■ Supplied material:
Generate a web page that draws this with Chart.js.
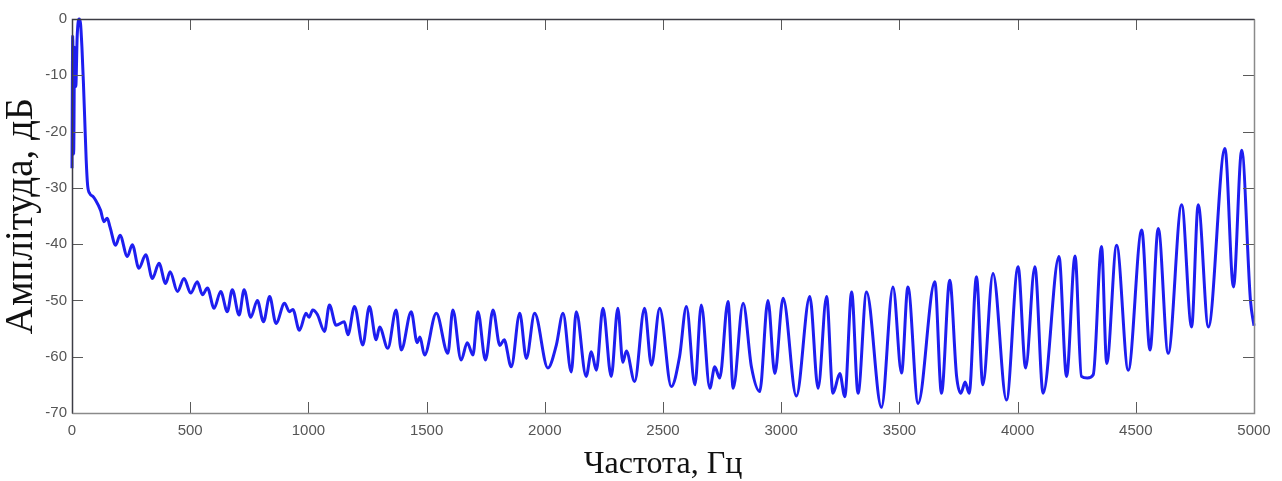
<!DOCTYPE html>
<html>
<head>
<meta charset="utf-8">
<script src="https://cdn.jsdelivr.net/npm/chart.js@4.4.1/dist/chart.umd.min.js"></script>
<style>
html,body{margin:0;padding:0;background:#ffffff;}
#wrap{width:1282px;height:481px;position:relative;}
</style>
</head>
<body>
<div id="wrap"><canvas id="c" width="1282" height="481"></canvas></div>
<script>
// ---- data ----
const freqHz = [0,3,7,11,16,22,30,36,42,48,54,60,66,75,88,100,121,135,149,161,185,203,234,255,283,312,340,368,396,415,446,474,502,530,552,573,601,629,657,678,707,728,756,784,810,836,863,899,920,934,962,990,1003,1018,1038,1068,1089,1117,1152,1167,1195,1230,1258,1287,1301,1336,1371,1393,1435,1460,1472,1491,1541,1590,1611,1646,1672,1696,1717,1749,1781,1810,1828,1858,1894,1922,1957,2013,2049,2077,2112,2133,2175,2197,2218,2246,2281,2309,2330,2345,2380,2422,2451,2486,2535,2570,2599,2635,2662,2698,2719,2740,2775,2797,2839,2874,2909,2944,2973,3008,3064,3121,3156,3192,3219,3248,3269,3298,3325,3361,3424,3473,3509,3536,3579,3650,3678,3713,3742,3760,3778,3795,3826,3853,3896,3953,4002,4034,4073,4108,4175,4207,4243,4270,4295,4320,4355,4377,4419,4468,4525,4560,4595,4637,4694,4736,4764,4807,4877,4913,4948,4985,5000];
const amplitudeDb = [-26.5,-3,-24,-5,-12,-3,0,-0.8,-5,-11,-18,-25,-29.5,-31,-31.5,-32.2,-34,-36,-35.4,-37,-40.2,-38.4,-42.2,-40.1,-44.3,-41.9,-46.1,-43.4,-47,-44.9,-48.4,-46.1,-48.7,-46.7,-49,-47.8,-51.4,-48.4,-52,-48.1,-52.6,-48.1,-53,-50,-53.8,-49.3,-54.1,-50.5,-52,-51.6,-55.3,-52.3,-53,-51.7,-52.5,-55.5,-50.8,-54.4,-53.8,-56.1,-51.1,-57.9,-51.1,-57,-54.7,-58.5,-51.7,-58.8,-52,-57.5,-56.5,-59.7,-52.3,-59.4,-51.7,-60.6,-57.5,-59.7,-52,-60.6,-51.7,-58,-57,-61.8,-52.3,-60.3,-52.3,-62,-57.9,-52.3,-62.7,-52,-63.5,-59.1,-62.4,-51.4,-63.5,-51.4,-61,-59,-64.4,-51.4,-61.5,-51.4,-65.3,-60,-51.1,-65,-50.8,-65.6,-61.8,-63.8,-50.2,-65.6,-50.5,-61.8,-66.2,-50,-63,-49.6,-67,-49.3,-65.6,-49.3,-66.5,-63,-67.1,-48.5,-66.5,-48.5,-69,-47.6,-62.9,-47.6,-68.3,-46.7,-66.5,-46.4,-63.5,-66.5,-64.5,-66.5,-45.8,-65,-45.2,-67.7,-44,-62,-44,-66.5,-42.2,-63.5,-42.1,-63.5,-63.8,-63.2,-40.4,-61.2,-40.2,-62.4,-37.5,-58.8,-37.2,-59.4,-33,-54.7,-33,-54.7,-23,-47.6,-23.3,-50,-54.5];
const xTicks = [0,500,1000,1500,2000,2500,3000,3500,4000,4500,5000];
const yTicks = [0,-10,-20,-30,-40,-50,-60,-70];
const xTitle = 'Частота, Гц';
const yTitle = 'Амплітуда, дБ';

const points = freqHz.map((f, i) => ({x: f, y: amplitudeDb[i]}));

const framePlugin = {
  id: 'frameTicks',
  afterDatasetsDraw(chart) {
    const {ctx, chartArea: a, scales: {x, y}} = chart;
    const L = 11;
    ctx.save();
    ctx.lineWidth = 1;
    ctx.strokeStyle = '#5a5a5a';
    ctx.beginPath();
    xTicks.forEach(v => {
      const px = Math.round(x.getPixelForValue(v)) + 0.5;
      ctx.moveTo(px, a.bottom); ctx.lineTo(px, a.bottom - L);
      ctx.moveTo(px, a.top); ctx.lineTo(px, a.top + L);
    });
    yTicks.forEach(v => {
      const py = Math.round(y.getPixelForValue(v)) + 0.5;
      ctx.moveTo(a.left, py); ctx.lineTo(a.left + L, py);
      ctx.moveTo(a.right, py); ctx.lineTo(a.right - L, py);
    });
    ctx.stroke();
    const l = Math.round(a.left) + 0.5, r = Math.round(a.right) + 0.5,
          t = Math.round(a.top) + 0.5, b = Math.round(a.bottom) + 0.5;
    ctx.lineWidth = 1.5;
    ctx.strokeStyle = '#3c3c44';
    ctx.beginPath();
    ctx.moveTo(l, b); ctx.lineTo(l, t); ctx.lineTo(r, t);
    ctx.stroke();
    ctx.strokeStyle = '#8a8a8a';
    ctx.beginPath();
    ctx.moveTo(r, t); ctx.lineTo(r, b); ctx.lineTo(l, b);
    ctx.stroke();
    ctx.restore();
  }
};

new Chart(document.getElementById('c'), {
  type: 'line',
  data: {
    datasets: [{
      data: points,
      borderColor: '#1e1ef0',
      borderWidth: 3,
      pointRadius: 0,
      fill: false,
      cubicInterpolationMode: 'monotone',
      clip: 2
    }]
  },
  options: {
    responsive: false,
    devicePixelRatio: 1,
    animation: false,
    parsing: false,
    layout: {padding: {left: 0, top: 19, right: 28, bottom: 0}},
    plugins: {legend: {display: false}, tooltip: {enabled: false}},
    scales: {
      x: {
        type: 'linear',
        min: 0, max: 5000,
        afterBuildTicks: s => { s.ticks = xTicks.map(v => ({value: v})); },
        afterFit: s => { s.height = 68; },
        grid: {display: false, drawTicks: false},
        border: {display: false},
        ticks: {padding: 9, color: '#555555', maxRotation: 0, autoSkip: false,
                callback: v => String(v),
                font: {family: 'Liberation Sans, Arial, sans-serif', size: 15}},
        title: {display: true, text: xTitle, color: '#111111',
                font: {family: 'Liberation Serif, Times New Roman, serif', size: 32, lineHeight: 1},
                padding: {top: 0, bottom: 0}}
      },
      y: {
        type: 'linear',
        min: -70, max: 0,
        afterBuildTicks: s => { s.ticks = yTicks.map(v => ({value: v})); },
        afterFit: s => { s.width = 72; },
        grid: {display: false, drawTicks: false},
        border: {display: false},
        ticks: {padding: 5, color: '#555555', autoSkip: false,
                callback: v => String(v),
                font: {family: 'Liberation Sans, Arial, sans-serif', size: 15}},
        title: {display: true, text: yTitle, color: '#111111',
                font: {family: 'Liberation Serif, Times New Roman, serif', size: 39, lineHeight: 1},
                padding: {top: 2, bottom: 0}}
      }
    }
  },
  plugins: [framePlugin]
});
</script>
</body>
</html>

■ Challenge: Print the complete listing exactly, apart from any pictures.

■ Solution for this problem:
Generate a web page that draws this with Chart.js.
<!DOCTYPE html>
<html>
<head>
<meta charset="utf-8">
<script src="https://cdn.jsdelivr.net/npm/chart.js@4.4.1/dist/chart.umd.min.js"></script>
<style>
html,body{margin:0;padding:0;background:#ffffff;}
#wrap{width:1282px;height:481px;position:relative;}
</style>
</head>
<body>
<div id="wrap"><canvas id="c" width="1282" height="481"></canvas></div>
<script>
// ---- data ----
const freqHz = [0,3,7,11,16,22,30,36,42,48,54,60,66,75,88,100,121,135,149,161,185,203,234,255,283,312,340,368,396,415,446,474,502,530,552,573,601,629,657,678,707,728,756,784,810,836,863,899,920,934,962,990,1003,1018,1038,1068,1089,1117,1152,1167,1195,1230,1258,1287,1301,1336,1371,1393,1435,1460,1472,1491,1541,1590,1611,1646,1672,1696,1717,1749,1781,1810,1828,1858,1894,1922,1957,2013,2049,2077,2112,2133,2175,2197,2218,2246,2281,2309,2330,2345,2380,2422,2451,2486,2535,2570,2599,2635,2662,2698,2719,2740,2775,2797,2839,2874,2909,2944,2973,3008,3064,3121,3156,3192,3219,3248,3269,3298,3325,3361,3424,3473,3509,3536,3579,3650,3678,3713,3742,3760,3778,3795,3826,3853,3896,3953,4002,4034,4073,4108,4175,4207,4243,4270,4295,4320,4355,4377,4419,4468,4525,4560,4595,4637,4694,4736,4764,4807,4877,4913,4948,4985,5000];
const amplitudeDb = [-26.5,-3,-24,-5,-12,-3,0,-0.8,-5,-11,-18,-25,-29.5,-31,-31.5,-32.2,-34,-36,-35.4,-37,-40.2,-38.4,-42.2,-40.1,-44.3,-41.9,-46.1,-43.4,-47,-44.9,-48.4,-46.1,-48.7,-46.7,-49,-47.8,-51.4,-48.4,-52,-48.1,-52.6,-48.1,-53,-50,-53.8,-49.3,-54.1,-50.5,-52,-51.6,-55.3,-52.3,-53,-51.7,-52.5,-55.5,-50.8,-54.4,-53.8,-56.1,-51.1,-57.9,-51.1,-57,-54.7,-58.5,-51.7,-58.8,-52,-57.5,-56.5,-59.7,-52.3,-59.4,-51.7,-60.6,-57.5,-59.7,-52,-60.6,-51.7,-58,-57,-61.8,-52.3,-60.3,-52.3,-62,-57.9,-52.3,-62.7,-52,-63.5,-59.1,-62.4,-51.4,-63.5,-51.4,-61,-59,-64.4,-51.4,-61.5,-51.4,-65.3,-60,-51.1,-65,-50.8,-65.6,-61.8,-63.8,-50.2,-65.6,-50.5,-61.8,-66.2,-50,-63,-49.6,-67,-49.3,-65.6,-49.3,-66.5,-63,-67.1,-48.5,-66.5,-48.5,-69,-47.6,-62.9,-47.6,-68.3,-46.7,-66.5,-46.4,-63.5,-66.5,-64.5,-66.5,-45.8,-65,-45.2,-67.7,-44,-62,-44,-66.5,-42.2,-63.5,-42.1,-63.5,-63.8,-63.2,-40.4,-61.2,-40.2,-62.4,-37.5,-58.8,-37.2,-59.4,-33,-54.7,-33,-54.7,-23,-47.6,-23.3,-50,-54.5];
const xTicks = [0,500,1000,1500,2000,2500,3000,3500,4000,4500,5000];
const yTicks = [0,-10,-20,-30,-40,-50,-60,-70];
const xTitle = 'Частота, Гц';
const yTitle = 'Амплітуда, дБ';

const points = freqHz.map((f, i) => ({x: f, y: amplitudeDb[i]}));

const framePlugin = {
  id: 'frameTicks',
  afterDatasetsDraw(chart) {
    const {ctx, chartArea: a, scales: {x, y}} = chart;
    const L = 11;
    ctx.save();
    ctx.lineWidth = 1;
    ctx.strokeStyle = '#5a5a5a';
    ctx.beginPath();
    xTicks.forEach(v => {
      const px = Math.round(x.getPixelForValue(v)) + 0.5;
      ctx.moveTo(px, a.bottom); ctx.lineTo(px, a.bottom - L);
      ctx.moveTo(px, a.top); ctx.lineTo(px, a.top + L);
    });
    yTicks.forEach(v => {
      const py = Math.round(y.getPixelForValue(v)) + 0.5;
      ctx.moveTo(a.left, py); ctx.lineTo(a.left + L, py);
      ctx.moveTo(a.right, py); ctx.lineTo(a.right - L, py);
    });
    ctx.stroke();
    const l = Math.round(a.left) + 0.5, r = Math.round(a.right) + 0.5,
          t = Math.round(a.top) + 0.5, b = Math.round(a.bottom) + 0.5;
    ctx.lineWidth = 1.5;
    ctx.strokeStyle = '#3c3c44';
    ctx.beginPath();
    ctx.moveTo(l, b); ctx.lineTo(l, t); ctx.lineTo(r, t);
    ctx.stroke();
    ctx.strokeStyle = '#8a8a8a';
    ctx.beginPath();
    ctx.moveTo(r, t); ctx.lineTo(r, b); ctx.lineTo(l, b);
    ctx.stroke();
    ctx.restore();
  }
};

new Chart(document.getElementById('c'), {
  type: 'line',
  data: {
    datasets: [{
      data: points,
      borderColor: '#1e1ef0',
      borderWidth: 3,
      pointRadius: 0,
      fill: false,
      cubicInterpolationMode: 'monotone',
      clip: 2
    }]
  },
  options: {
    responsive: false,
    devicePixelRatio: 1,
    animation: false,
    parsing: false,
    layout: {padding: {left: 0, top: 19, right: 28, bottom: 0}},
    plugins: {legend: {display: false}, tooltip: {enabled: false}},
    scales: {
      x: {
        type: 'linear',
        min: 0, max: 5000,
        afterBuildTicks: s => { s.ticks = xTicks.map(v => ({value: v})); },
        afterFit: s => { s.height = 68; },
        grid: {display: false, drawTicks: false},
        border: {display: false},
        ticks: {padding: 9, color: '#555555', maxRotation: 0, autoSkip: false,
                callback: v => String(v),
                font: {family: 'Liberation Sans, Arial, sans-serif', size: 15}},
        title: {display: true, text: xTitle, color: '#111111',
                font: {family: 'Liberation Serif, Times New Roman, serif', size: 32, lineHeight: 1},
                padding: {top: 0, bottom: 0}}
      },
      y: {
        type: 'linear',
        min: -70, max: 0,
        afterBuildTicks: s => { s.ticks = yTicks.map(v => ({value: v})); },
        afterFit: s => { s.width = 72; },
        grid: {display: false, drawTicks: false},
        border: {display: false},
        ticks: {padding: 5, color: '#555555', autoSkip: false,
                callback: v => String(v),
                font: {family: 'Liberation Sans, Arial, sans-serif', size: 15}},
        title: {display: true, text: yTitle, color: '#111111',
                font: {family: 'Liberation Serif, Times New Roman, serif', size: 39, lineHeight: 1},
                padding: {top: 2, bottom: 0}}
      }
    }
  },
  plugins: [framePlugin]
});
</script>
</body>
</html>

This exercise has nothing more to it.